One of the small fishing villages we visited.

Windy roads lined with seaweed drying in the sun.

Chilean horseman along the way.

Standing at the base of volcano Osorno

Diving for oysters.

Volcano Villarrica adjacent to the Lago (lake) Villarrica.

The only white sands, a beach on Caburgua lake. All the other beaches are volcanic black sand and not as popular!

As we climb, I frame colour, texture and form.

At the top of the pass, just before the border crossing.

The different faces of the mestizos people at a local fish market. That's dried seaweed on the right, more in the food section when I get arround to it!

Our next update will take you back into Argentina for final leg of this trip.

Southern CHILE

27/1/05

Just a short stay in Southern Chile in lagos and volcanes patagonia and Chiloe then we will ride over the Andes again and back into Argentina.

We have a booking in a Home stay at Orsono (map- 6), an inexpensive alternative here in Chile and it is clean and the owner friendly. You always get to meet other travellers at these places and sometimes we think we're doing it tough but there are a Dutch couple here, about our age and they are doing a similar trip to us - on bicycles. We've seen quite a few bicycles on our tour and a bit like the motorcycles, more around Ushuaia.

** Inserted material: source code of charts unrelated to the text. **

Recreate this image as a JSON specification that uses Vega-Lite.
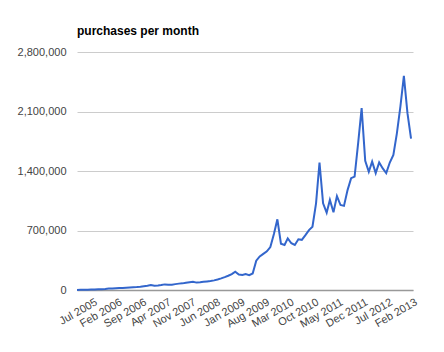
{
  "$schema": "https://vega.github.io/schema/vega-lite/v6.json",
  "width": 336,
  "height": 238,
  "autosize": "none",
  "padding": {"left": 77, "top": 52, "right": 31, "bottom": 62},
  "background": "white",
  "title": {
    "text": "purchases per month",
    "anchor": "start",
    "frame": "group",
    "font": "Liberation Sans",
    "fontSize": 12,
    "fontWeight": "bold",
    "color": "#000000",
    "offset": 8
  },
  "data": {
    "values": [
      {"month": "2005-03-01", "purchases": 1000},
      {"month": "2005-04-01", "purchases": 2000},
      {"month": "2005-05-01", "purchases": 2500},
      {"month": "2005-06-01", "purchases": 3500},
      {"month": "2005-07-01", "purchases": 4500},
      {"month": "2005-08-01", "purchases": 6000},
      {"month": "2005-09-01", "purchases": 8000},
      {"month": "2005-10-01", "purchases": 10000},
      {"month": "2005-11-01", "purchases": 13000},
      {"month": "2005-12-01", "purchases": 17000},
      {"month": "2006-01-01", "purchases": 18000},
      {"month": "2006-02-01", "purchases": 21000},
      {"month": "2006-03-01", "purchases": 23000},
      {"month": "2006-04-01", "purchases": 24000},
      {"month": "2006-05-01", "purchases": 26000},
      {"month": "2006-06-01", "purchases": 29000},
      {"month": "2006-07-01", "purchases": 32000},
      {"month": "2006-08-01", "purchases": 35000},
      {"month": "2006-09-01", "purchases": 39000},
      {"month": "2006-10-01", "purchases": 44000},
      {"month": "2006-11-01", "purchases": 50000},
      {"month": "2006-12-01", "purchases": 58000},
      {"month": "2007-01-01", "purchases": 51000},
      {"month": "2007-02-01", "purchases": 53000},
      {"month": "2007-03-01", "purchases": 58000},
      {"month": "2007-04-01", "purchases": 66000},
      {"month": "2007-05-01", "purchases": 63000},
      {"month": "2007-06-01", "purchases": 63000},
      {"month": "2007-07-01", "purchases": 69000},
      {"month": "2007-08-01", "purchases": 75000},
      {"month": "2007-09-01", "purchases": 78000},
      {"month": "2007-10-01", "purchases": 84000},
      {"month": "2007-11-01", "purchases": 91000},
      {"month": "2007-12-01", "purchases": 98000},
      {"month": "2008-01-01", "purchases": 87000},
      {"month": "2008-02-01", "purchases": 91000},
      {"month": "2008-03-01", "purchases": 96000},
      {"month": "2008-04-01", "purchases": 101000},
      {"month": "2008-05-01", "purchases": 106000},
      {"month": "2008-06-01", "purchases": 113000},
      {"month": "2008-07-01", "purchases": 124000},
      {"month": "2008-08-01", "purchases": 137000},
      {"month": "2008-09-01", "purchases": 152000},
      {"month": "2008-10-01", "purchases": 168000},
      {"month": "2008-11-01", "purchases": 187000},
      {"month": "2008-12-01", "purchases": 216000},
      {"month": "2009-01-01", "purchases": 183000},
      {"month": "2009-02-01", "purchases": 177000},
      {"month": "2009-03-01", "purchases": 188000},
      {"month": "2009-04-01", "purchases": 175000},
      {"month": "2009-05-01", "purchases": 195000},
      {"month": "2009-06-01", "purchases": 345000},
      {"month": "2009-07-01", "purchases": 395000},
      {"month": "2009-08-01", "purchases": 425000},
      {"month": "2009-09-01", "purchases": 455000},
      {"month": "2009-10-01", "purchases": 505000},
      {"month": "2009-11-01", "purchases": 660000},
      {"month": "2009-12-01", "purchases": 832000},
      {"month": "2010-01-01", "purchases": 545000},
      {"month": "2010-02-01", "purchases": 530000},
      {"month": "2010-03-01", "purchases": 608000},
      {"month": "2010-04-01", "purchases": 550000},
      {"month": "2010-05-01", "purchases": 530000},
      {"month": "2010-06-01", "purchases": 597000},
      {"month": "2010-07-01", "purchases": 590000},
      {"month": "2010-08-01", "purchases": 645000},
      {"month": "2010-09-01", "purchases": 705000},
      {"month": "2010-10-01", "purchases": 745000},
      {"month": "2010-11-01", "purchases": 1020000},
      {"month": "2010-12-01", "purchases": 1500000},
      {"month": "2011-01-01", "purchases": 1020000},
      {"month": "2011-02-01", "purchases": 910000},
      {"month": "2011-03-01", "purchases": 1060000},
      {"month": "2011-04-01", "purchases": 915000},
      {"month": "2011-05-01", "purchases": 1105000},
      {"month": "2011-06-01", "purchases": 1000000},
      {"month": "2011-07-01", "purchases": 990000},
      {"month": "2011-08-01", "purchases": 1175000},
      {"month": "2011-09-01", "purchases": 1315000},
      {"month": "2011-10-01", "purchases": 1335000},
      {"month": "2011-11-01", "purchases": 1730000},
      {"month": "2011-12-01", "purchases": 2140000},
      {"month": "2012-01-01", "purchases": 1520000},
      {"month": "2012-02-01", "purchases": 1390000},
      {"month": "2012-03-01", "purchases": 1510000},
      {"month": "2012-04-01", "purchases": 1375000},
      {"month": "2012-05-01", "purchases": 1500000},
      {"month": "2012-06-01", "purchases": 1430000},
      {"month": "2012-07-01", "purchases": 1375000},
      {"month": "2012-08-01", "purchases": 1500000},
      {"month": "2012-09-01", "purchases": 1590000},
      {"month": "2012-10-01", "purchases": 1840000},
      {"month": "2012-11-01", "purchases": 2160000},
      {"month": "2012-12-01", "purchases": 2520000},
      {"month": "2013-01-01", "purchases": 2080000},
      {"month": "2013-02-01", "purchases": 1780000}
    ]
  },
  "mark": {"type": "line", "color": "#3366cc", "strokeWidth": 2, "clip": false},
  "encoding": {
    "x": {
      "field": "month",
      "type": "temporal",
      "scale": {
        "type": "utc",
        "domain": [
          {"year": 2005, "month": 3, "date": 1, "utc": true},
          {"year": 2013, "month": 2, "date": 18, "utc": true}
        ]
      },
      "axis": {
        "title": null,
        "labelExpr": "utcFormat(datum.value, '%b %Y')",
        "values": [
          {"year": 2005, "month": 7, "date": 18, "utc": true},
          {"year": 2006, "month": 2, "date": 18, "utc": true},
          {"year": 2006, "month": 9, "date": 18, "utc": true},
          {"year": 2007, "month": 4, "date": 18, "utc": true},
          {"year": 2007, "month": 11, "date": 18, "utc": true},
          {"year": 2008, "month": 6, "date": 18, "utc": true},
          {"year": 2009, "month": 1, "date": 18, "utc": true},
          {"year": 2009, "month": 8, "date": 18, "utc": true},
          {"year": 2010, "month": 3, "date": 18, "utc": true},
          {"year": 2010, "month": 10, "date": 18, "utc": true},
          {"year": 2011, "month": 5, "date": 18, "utc": true},
          {"year": 2011, "month": 12, "date": 18, "utc": true},
          {"year": 2012, "month": 7, "date": 18, "utc": true},
          {"year": 2013, "month": 2, "date": 18, "utc": true}
        ],
        "labelAngle": -30,
        "labelAlign": "right",
        "labelBaseline": "top",
        "labelPadding": 6,
        "labelFont": "Liberation Sans",
        "labelFontSize": 11,
        "labelColor": "#444444",
        "labelOverlap": false,
        "labelFlush": false,
        "ticks": false,
        "grid": false,
        "domain": true,
        "domainColor": "#999999",
        "domainWidth": 1.5
      }
    },
    "y": {
      "field": "purchases",
      "type": "quantitative",
      "scale": {"domain": [0, 2800000], "nice": false},
      "axis": {
        "title": null,
        "values": [0, 700000, 1400000, 2100000, 2800000],
        "format": ",d",
        "labelFont": "Liberation Sans",
        "labelFontSize": 11,
        "labelColor": "#444444",
        "labelPadding": 11,
        "ticks": false,
        "domain": false,
        "grid": true,
        "gridColor": "#cccccc",
        "gridWidth": 1
      }
    }
  },
  "config": {
    "view": {"stroke": null}
  }
}
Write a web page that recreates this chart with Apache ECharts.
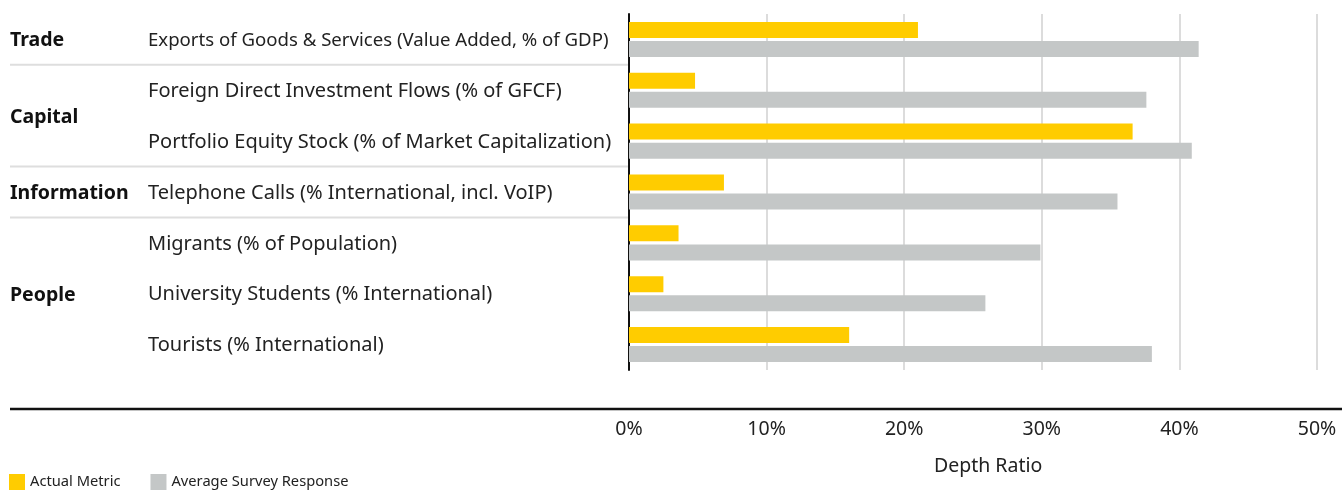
<!DOCTYPE html>
<html>
<head>
<meta charset="utf-8">
<script src="https://cdn.jsdelivr.net/npm/echarts@6/dist/echarts.min.js"></script>
<style>html,body{margin:0;padding:0;background:#fff}#c{width:1342px;height:491px}</style>
</head>
<body>
<div id="c"></div>
<script>
const categories = [
  "Exports of Goods & Services (Value Added, % of GDP)",
  "Foreign Direct Investment Flows (% of GFCF)",
  "Portfolio Equity Stock (% of Market Capitalization)",
  "Telephone Calls (% International, incl. VoIP)",
  "Migrants (% of Population)",
  "University Students (% International)",
  "Tourists (% International)"
];
const groups = [
  { name: "Trade", first: 0, last: 0 },
  { name: "Capital", first: 1, last: 2 },
  { name: "Information", first: 3, last: 3 },
  { name: "People", first: 4, last: 6 }
];
const actualMetric = [21.0, 4.8, 36.6, 6.9, 3.6, 2.5, 16.0];
const surveyResponse = [41.4, 37.6, 40.9, 35.5, 29.9, 25.9, 38.0];
const xTicks = [0, 10, 20, 30, 40, 50];

const FONT = '"Noto Sans"';
const chart = echarts.init(document.getElementById('c'), null, { renderer: 'canvas' });
const option = {
  animation: false,
  textStyle: { fontFamily: FONT },
  grid: { left: 629, right: 25, top: 14, bottom: 121, containLabel: false },
  legend: {
    left: 9, top: 474, padding: 0, itemWidth: 16, itemHeight: 16, itemGap: 30,
    icon: 'rect',
    textStyle: { fontFamily: FONT, fontSize: 14.7, color: '#222', padding: [3, 0, 0, 0] },
    data: ['Actual Metric', 'Average Survey Response']
  },
  xAxis: {
    type: 'value', min: xTicks[0], max: xTicks[xTicks.length - 1], interval: 10,
    axisLine: { show: false }, axisTick: { show: false },
    splitLine: { show: true, lineStyle: { color: '#dcdcdc', width: 2 } },
    axisLabel: { margin: 49, fontSize: 19.5, color: '#222', fontFamily: FONT, formatter: v => v + '%' }
  },
  yAxis: {
    type: 'category', inverse: true, data: categories,
    axisLine: { show: true, lineStyle: { color: '#111', width: 2 } },
    axisTick: { show: false },
    axisLabel: {
      align: 'left', margin: 481, color: '#222', fontFamily: FONT,
      formatter: (v, i) => (i === 0 ? '{n|' + v + '}' : '{w|' + v + '}'),
      rich: {
        n: { fontSize: 18.6, fontFamily: FONT, color: '#222', padding: [2, 0, 0, 0] },
        w: { fontSize: 20, fontFamily: FONT, color: '#222', padding: [2, 0, 0, 0] }
      }
    }
  },
  series: [
    { name: 'Actual Metric', type: 'bar', data: actualMetric, barWidth: 16, barGap: '19%',
      itemStyle: { color: '#FFCC00' } },
    { name: 'Average Survey Response', type: 'bar', data: surveyResponse, barWidth: 16,
      itemStyle: { color: '#C4C7C7' } }
  ]
};
chart.setOption(option);

function buildGraphics() {
  const els = [];
  const yOf = i => chart.convertToPixel({ yAxisIndex: 0 }, i);
  groups.forEach((g, gi) => {
    const y = (yOf(g.first) + yOf(g.last)) / 2;
    els.push({ type: 'text', x: 10, y: y + 1.5, style: { text: g.name, font: 'bold 19.5px ' + FONT, fill: '#111', verticalAlign: 'middle' } });
    if (gi > 0) {
      const ys = (yOf(g.first - 1) + yOf(g.first)) / 2;
      els.push({ type: 'line', shape: { x1: 10, y1: ys, x2: 628, y2: ys }, style: { stroke: '#dedede', lineWidth: 2 } });
    }
  });
  els.push({ type: 'line', shape: { x1: 10, y1: 409, x2: 1342, y2: 409 }, style: { stroke: '#111', lineWidth: 2.5 } });
  const xMid = chart.convertToPixel({ xAxisIndex: 0 }, 26.1);
  els.push({ type: 'text', x: xMid, y: 466, style: { text: 'Depth Ratio', font: '19.5px ' + FONT, fill: '#222', align: 'center', verticalAlign: 'middle' } });
  chart.setOption({ graphic: els });
}
buildGraphics();
</script>
</body>
</html>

That same magnet must draw them too but I can't imagine how they deal with the winds.

28/1/05

Off to explore the Chilean lake district today but alas, it's raining. We checked the forecasts on the internet and they all say it's going to rain today but fine up tomorrow. What the heck, we're not wimps but we're also not in a hurry so we take the easy option and stay another day. All that scenery will have to wait for a clear day.

A chance to walk around the market stalls of Orsono and for lunch at a local café we sampled Cazuela Vacuna, a meat and vegetable stew which is a typical Chilean dish. Spent the rest of the day just taking it easy - almost like being on holiday!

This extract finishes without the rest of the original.